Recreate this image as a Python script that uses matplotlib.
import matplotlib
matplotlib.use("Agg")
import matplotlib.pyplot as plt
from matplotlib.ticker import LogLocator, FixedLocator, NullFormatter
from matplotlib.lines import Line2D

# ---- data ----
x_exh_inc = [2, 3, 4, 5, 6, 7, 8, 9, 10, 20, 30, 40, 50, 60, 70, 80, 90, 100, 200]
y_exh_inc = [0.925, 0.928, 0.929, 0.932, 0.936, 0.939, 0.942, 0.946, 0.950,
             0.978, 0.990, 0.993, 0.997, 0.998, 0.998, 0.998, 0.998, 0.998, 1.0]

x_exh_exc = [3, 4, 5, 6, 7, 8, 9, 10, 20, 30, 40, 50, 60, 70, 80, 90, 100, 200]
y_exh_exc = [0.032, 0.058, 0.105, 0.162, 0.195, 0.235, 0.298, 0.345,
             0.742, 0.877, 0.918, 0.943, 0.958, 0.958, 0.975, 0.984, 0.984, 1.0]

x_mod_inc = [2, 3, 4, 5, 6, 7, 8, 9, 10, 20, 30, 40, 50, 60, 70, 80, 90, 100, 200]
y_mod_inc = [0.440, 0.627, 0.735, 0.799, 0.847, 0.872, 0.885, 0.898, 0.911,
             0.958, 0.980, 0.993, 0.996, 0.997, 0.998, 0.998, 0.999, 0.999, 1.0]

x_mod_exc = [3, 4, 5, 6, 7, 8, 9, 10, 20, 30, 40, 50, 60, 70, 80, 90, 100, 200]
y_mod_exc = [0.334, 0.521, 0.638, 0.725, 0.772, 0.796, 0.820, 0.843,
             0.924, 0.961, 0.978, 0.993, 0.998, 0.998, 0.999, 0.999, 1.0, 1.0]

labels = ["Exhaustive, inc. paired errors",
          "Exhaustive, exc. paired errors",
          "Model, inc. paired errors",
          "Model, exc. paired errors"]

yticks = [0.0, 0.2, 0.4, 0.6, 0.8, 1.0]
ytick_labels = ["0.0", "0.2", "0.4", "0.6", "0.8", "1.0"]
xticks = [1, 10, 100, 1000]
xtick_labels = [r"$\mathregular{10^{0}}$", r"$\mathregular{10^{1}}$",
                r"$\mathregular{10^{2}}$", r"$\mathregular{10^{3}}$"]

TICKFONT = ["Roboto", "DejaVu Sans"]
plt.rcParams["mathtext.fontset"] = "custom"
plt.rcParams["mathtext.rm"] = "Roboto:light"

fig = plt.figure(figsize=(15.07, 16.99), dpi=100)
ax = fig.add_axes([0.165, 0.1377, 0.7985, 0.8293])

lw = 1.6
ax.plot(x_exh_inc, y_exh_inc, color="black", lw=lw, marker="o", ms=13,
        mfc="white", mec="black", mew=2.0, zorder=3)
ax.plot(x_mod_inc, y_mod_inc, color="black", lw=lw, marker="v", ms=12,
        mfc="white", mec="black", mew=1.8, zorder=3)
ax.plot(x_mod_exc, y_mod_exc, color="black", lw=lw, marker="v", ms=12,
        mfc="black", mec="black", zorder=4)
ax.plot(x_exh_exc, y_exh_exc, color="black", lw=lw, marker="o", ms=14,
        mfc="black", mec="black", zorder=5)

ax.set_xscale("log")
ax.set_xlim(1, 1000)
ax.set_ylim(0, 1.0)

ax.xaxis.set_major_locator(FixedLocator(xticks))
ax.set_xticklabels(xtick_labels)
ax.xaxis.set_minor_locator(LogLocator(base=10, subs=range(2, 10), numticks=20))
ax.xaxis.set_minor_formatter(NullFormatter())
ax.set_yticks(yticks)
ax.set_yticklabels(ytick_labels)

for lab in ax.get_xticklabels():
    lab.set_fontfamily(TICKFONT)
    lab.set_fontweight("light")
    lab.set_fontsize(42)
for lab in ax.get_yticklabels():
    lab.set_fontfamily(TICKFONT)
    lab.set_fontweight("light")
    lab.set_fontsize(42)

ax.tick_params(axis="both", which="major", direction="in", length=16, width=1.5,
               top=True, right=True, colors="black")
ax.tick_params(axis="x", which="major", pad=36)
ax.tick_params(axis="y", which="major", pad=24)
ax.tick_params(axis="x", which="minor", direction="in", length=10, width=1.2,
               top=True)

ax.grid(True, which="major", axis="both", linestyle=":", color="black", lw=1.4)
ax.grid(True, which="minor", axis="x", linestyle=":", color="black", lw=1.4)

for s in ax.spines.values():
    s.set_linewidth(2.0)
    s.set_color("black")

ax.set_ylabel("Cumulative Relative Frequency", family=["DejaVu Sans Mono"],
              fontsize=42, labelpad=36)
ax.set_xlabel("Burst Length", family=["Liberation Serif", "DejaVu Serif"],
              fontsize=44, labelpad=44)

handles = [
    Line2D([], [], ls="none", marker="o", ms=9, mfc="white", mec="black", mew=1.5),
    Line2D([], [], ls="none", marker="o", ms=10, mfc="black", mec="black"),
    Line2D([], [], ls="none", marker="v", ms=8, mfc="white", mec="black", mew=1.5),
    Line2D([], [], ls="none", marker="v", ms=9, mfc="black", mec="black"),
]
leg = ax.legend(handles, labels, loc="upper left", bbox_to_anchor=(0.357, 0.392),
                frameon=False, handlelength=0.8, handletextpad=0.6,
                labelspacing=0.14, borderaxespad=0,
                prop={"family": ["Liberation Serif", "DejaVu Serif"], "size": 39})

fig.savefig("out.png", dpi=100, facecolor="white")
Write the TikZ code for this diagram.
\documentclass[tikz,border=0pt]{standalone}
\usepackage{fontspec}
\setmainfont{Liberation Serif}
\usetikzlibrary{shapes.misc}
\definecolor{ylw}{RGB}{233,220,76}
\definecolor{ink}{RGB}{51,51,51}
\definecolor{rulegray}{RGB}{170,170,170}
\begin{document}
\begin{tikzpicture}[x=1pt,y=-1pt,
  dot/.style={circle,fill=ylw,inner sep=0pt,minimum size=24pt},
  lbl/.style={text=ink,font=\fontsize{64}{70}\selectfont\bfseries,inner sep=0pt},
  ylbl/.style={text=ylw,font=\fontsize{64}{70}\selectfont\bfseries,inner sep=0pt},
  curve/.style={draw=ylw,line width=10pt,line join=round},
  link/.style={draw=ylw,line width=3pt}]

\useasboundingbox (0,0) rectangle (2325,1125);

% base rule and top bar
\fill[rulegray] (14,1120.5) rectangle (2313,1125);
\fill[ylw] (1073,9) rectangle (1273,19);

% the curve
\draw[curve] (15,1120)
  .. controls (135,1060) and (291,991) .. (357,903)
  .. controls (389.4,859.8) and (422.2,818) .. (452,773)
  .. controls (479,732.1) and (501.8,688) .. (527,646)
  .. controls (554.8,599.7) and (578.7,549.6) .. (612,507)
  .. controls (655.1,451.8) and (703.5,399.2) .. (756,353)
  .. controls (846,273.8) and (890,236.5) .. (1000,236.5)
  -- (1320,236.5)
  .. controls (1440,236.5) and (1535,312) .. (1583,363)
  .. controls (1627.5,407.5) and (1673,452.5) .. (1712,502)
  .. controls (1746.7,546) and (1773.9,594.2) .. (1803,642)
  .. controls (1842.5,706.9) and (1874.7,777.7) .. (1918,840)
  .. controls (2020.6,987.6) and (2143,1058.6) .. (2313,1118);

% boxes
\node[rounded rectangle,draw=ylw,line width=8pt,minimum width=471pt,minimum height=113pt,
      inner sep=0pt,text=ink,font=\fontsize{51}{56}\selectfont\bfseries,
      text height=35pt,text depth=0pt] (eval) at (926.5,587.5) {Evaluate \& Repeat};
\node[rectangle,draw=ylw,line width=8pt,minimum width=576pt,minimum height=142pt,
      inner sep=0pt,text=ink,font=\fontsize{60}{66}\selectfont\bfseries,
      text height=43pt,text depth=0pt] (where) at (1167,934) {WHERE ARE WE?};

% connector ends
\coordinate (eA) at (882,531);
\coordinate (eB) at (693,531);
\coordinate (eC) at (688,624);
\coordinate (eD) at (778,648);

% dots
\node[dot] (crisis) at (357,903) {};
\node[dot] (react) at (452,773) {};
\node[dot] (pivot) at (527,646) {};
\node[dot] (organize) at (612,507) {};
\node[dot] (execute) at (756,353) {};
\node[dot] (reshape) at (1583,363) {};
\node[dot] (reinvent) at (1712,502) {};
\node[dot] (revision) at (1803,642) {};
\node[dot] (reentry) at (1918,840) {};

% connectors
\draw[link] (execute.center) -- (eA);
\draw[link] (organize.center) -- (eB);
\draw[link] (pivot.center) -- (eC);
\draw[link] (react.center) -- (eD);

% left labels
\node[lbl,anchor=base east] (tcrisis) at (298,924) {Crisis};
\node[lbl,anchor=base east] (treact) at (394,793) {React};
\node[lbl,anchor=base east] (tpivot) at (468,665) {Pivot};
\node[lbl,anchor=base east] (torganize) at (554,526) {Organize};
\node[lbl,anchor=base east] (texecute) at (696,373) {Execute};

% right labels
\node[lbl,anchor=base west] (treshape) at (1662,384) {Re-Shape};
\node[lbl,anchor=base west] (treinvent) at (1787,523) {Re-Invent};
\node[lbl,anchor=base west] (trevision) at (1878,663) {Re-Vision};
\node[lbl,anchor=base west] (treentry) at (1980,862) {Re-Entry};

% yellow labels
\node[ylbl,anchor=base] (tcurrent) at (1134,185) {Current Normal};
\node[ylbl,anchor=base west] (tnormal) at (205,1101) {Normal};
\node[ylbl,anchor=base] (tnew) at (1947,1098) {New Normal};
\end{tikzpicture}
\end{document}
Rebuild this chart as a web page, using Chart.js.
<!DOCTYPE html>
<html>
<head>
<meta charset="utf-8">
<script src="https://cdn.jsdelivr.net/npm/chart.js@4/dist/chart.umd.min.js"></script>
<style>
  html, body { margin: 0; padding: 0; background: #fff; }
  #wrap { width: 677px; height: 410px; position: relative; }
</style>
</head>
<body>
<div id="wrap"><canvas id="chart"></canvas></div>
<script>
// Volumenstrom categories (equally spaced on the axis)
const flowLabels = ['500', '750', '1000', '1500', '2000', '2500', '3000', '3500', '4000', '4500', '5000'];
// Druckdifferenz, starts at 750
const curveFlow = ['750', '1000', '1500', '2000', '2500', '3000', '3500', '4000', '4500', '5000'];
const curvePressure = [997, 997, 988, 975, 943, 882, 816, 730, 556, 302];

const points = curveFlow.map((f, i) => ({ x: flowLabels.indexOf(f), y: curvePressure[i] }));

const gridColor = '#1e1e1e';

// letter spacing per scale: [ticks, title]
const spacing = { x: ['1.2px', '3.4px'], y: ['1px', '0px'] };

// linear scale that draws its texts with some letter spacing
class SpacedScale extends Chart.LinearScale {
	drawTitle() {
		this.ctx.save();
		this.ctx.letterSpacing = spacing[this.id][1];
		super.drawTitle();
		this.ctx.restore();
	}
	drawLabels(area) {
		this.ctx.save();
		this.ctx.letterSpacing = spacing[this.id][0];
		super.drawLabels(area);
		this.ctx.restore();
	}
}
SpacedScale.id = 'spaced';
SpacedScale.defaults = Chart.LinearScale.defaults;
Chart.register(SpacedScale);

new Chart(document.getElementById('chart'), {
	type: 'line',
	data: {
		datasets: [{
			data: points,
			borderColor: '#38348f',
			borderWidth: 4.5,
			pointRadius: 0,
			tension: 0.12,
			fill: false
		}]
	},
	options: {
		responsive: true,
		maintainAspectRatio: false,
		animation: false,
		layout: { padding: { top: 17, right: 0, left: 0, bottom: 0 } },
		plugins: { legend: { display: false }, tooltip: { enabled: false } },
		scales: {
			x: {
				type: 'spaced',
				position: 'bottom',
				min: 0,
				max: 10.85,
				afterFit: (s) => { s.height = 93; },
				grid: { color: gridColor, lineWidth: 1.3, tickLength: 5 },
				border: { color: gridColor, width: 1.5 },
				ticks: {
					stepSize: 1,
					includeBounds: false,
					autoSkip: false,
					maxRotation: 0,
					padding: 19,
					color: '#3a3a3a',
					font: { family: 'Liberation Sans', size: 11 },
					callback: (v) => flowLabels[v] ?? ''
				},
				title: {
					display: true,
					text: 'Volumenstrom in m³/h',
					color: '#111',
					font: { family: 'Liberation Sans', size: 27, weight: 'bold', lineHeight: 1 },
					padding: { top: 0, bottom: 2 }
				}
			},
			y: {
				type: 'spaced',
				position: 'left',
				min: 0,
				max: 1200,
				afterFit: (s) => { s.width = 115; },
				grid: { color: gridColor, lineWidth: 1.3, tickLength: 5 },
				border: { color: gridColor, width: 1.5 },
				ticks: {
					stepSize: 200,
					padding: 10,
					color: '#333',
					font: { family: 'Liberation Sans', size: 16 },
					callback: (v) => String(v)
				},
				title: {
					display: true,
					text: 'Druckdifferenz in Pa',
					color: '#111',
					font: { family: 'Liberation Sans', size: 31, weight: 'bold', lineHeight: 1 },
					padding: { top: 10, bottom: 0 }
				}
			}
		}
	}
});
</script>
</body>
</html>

· · ·

● **Your objective**:
Reproduce exactly the lines that run from the start of the records to the line with "from matplotlib.lines import Line2D", both included.

● **Solution for this task**:
Recreate this image as a Python script that uses matplotlib.
import matplotlib
matplotlib.use("Agg")
import matplotlib.pyplot as plt
from matplotlib.ticker import LogLocator, FixedLocator, NullFormatter
from matplotlib.lines import Line2D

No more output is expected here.